→ **TASK DIRECTIONS**
From the first line of the data below, copy each line up to the one containing "ax.set_ylim(*ylim)", and include that line too.

→ **DATA BLOCK**
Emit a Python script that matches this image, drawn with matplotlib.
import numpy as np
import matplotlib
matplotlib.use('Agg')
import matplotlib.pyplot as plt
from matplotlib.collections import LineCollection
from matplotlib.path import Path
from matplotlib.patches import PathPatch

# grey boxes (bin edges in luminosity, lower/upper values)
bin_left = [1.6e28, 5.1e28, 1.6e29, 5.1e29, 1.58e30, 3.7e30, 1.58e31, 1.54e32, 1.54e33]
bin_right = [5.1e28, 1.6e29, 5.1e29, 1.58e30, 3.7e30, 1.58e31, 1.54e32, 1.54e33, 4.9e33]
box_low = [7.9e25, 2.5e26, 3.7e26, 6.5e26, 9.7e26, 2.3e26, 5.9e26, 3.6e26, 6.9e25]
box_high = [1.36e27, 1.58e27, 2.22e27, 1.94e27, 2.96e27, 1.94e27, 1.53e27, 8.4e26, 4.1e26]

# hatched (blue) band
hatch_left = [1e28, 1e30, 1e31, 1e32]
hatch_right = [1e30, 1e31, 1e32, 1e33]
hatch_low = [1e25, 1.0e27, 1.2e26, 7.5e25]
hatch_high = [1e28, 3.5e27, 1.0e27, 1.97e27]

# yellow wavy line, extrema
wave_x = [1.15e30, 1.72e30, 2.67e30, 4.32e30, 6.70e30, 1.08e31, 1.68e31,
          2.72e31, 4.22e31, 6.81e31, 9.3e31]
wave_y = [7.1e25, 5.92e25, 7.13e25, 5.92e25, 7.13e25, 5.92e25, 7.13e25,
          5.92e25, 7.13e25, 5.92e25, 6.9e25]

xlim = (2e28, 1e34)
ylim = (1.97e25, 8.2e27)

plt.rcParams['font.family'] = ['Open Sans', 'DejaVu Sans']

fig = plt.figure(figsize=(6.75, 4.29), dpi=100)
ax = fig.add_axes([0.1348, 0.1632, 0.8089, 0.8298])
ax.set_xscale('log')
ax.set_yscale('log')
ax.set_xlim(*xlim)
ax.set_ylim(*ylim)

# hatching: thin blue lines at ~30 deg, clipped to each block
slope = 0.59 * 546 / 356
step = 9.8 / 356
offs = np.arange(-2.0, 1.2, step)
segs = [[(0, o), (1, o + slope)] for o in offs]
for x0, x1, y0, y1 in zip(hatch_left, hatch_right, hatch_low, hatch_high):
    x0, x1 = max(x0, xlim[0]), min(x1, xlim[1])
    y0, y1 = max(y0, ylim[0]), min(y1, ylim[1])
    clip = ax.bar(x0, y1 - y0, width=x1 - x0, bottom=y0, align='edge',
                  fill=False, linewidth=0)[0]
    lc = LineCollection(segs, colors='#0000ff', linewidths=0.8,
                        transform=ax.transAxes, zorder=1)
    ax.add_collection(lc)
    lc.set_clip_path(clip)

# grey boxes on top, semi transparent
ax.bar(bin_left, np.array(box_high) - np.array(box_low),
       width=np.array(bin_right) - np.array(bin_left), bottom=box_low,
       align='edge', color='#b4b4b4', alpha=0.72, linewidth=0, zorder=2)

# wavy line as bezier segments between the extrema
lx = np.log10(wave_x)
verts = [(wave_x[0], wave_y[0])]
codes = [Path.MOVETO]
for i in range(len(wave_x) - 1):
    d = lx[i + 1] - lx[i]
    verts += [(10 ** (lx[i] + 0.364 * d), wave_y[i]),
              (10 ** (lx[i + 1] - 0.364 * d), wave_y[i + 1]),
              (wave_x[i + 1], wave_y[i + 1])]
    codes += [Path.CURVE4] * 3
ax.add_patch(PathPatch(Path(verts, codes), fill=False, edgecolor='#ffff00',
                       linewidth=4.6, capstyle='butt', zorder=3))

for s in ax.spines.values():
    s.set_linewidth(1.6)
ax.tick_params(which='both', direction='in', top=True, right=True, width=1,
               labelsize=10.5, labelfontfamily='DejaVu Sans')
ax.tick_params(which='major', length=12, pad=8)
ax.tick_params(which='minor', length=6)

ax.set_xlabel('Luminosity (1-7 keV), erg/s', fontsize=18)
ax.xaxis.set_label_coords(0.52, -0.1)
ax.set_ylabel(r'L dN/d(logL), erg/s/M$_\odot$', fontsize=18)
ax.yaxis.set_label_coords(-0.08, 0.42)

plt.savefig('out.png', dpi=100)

→ **OUTPUT BELOW**
Emit a Python script that matches this image, drawn with matplotlib.
import numpy as np
import matplotlib
matplotlib.use('Agg')
import matplotlib.pyplot as plt
from matplotlib.collections import LineCollection
from matplotlib.path import Path
from matplotlib.patches import PathPatch

# grey boxes (bin edges in luminosity, lower/upper values)
bin_left = [1.6e28, 5.1e28, 1.6e29, 5.1e29, 1.58e30, 3.7e30, 1.58e31, 1.54e32, 1.54e33]
bin_right = [5.1e28, 1.6e29, 5.1e29, 1.58e30, 3.7e30, 1.58e31, 1.54e32, 1.54e33, 4.9e33]
box_low = [7.9e25, 2.5e26, 3.7e26, 6.5e26, 9.7e26, 2.3e26, 5.9e26, 3.6e26, 6.9e25]
box_high = [1.36e27, 1.58e27, 2.22e27, 1.94e27, 2.96e27, 1.94e27, 1.53e27, 8.4e26, 4.1e26]

# hatched (blue) band
hatch_left = [1e28, 1e30, 1e31, 1e32]
hatch_right = [1e30, 1e31, 1e32, 1e33]
hatch_low = [1e25, 1.0e27, 1.2e26, 7.5e25]
hatch_high = [1e28, 3.5e27, 1.0e27, 1.97e27]

# yellow wavy line, extrema
wave_x = [1.15e30, 1.72e30, 2.67e30, 4.32e30, 6.70e30, 1.08e31, 1.68e31,
          2.72e31, 4.22e31, 6.81e31, 9.3e31]
wave_y = [7.1e25, 5.92e25, 7.13e25, 5.92e25, 7.13e25, 5.92e25, 7.13e25,
          5.92e25, 7.13e25, 5.92e25, 6.9e25]

xlim = (2e28, 1e34)
ylim = (1.97e25, 8.2e27)

plt.rcParams['font.family'] = ['Open Sans', 'DejaVu Sans']

fig = plt.figure(figsize=(6.75, 4.29), dpi=100)
ax = fig.add_axes([0.1348, 0.1632, 0.8089, 0.8298])
ax.set_xscale('log')
ax.set_yscale('log')
ax.set_xlim(*xlim)
ax.set_ylim(*ylim)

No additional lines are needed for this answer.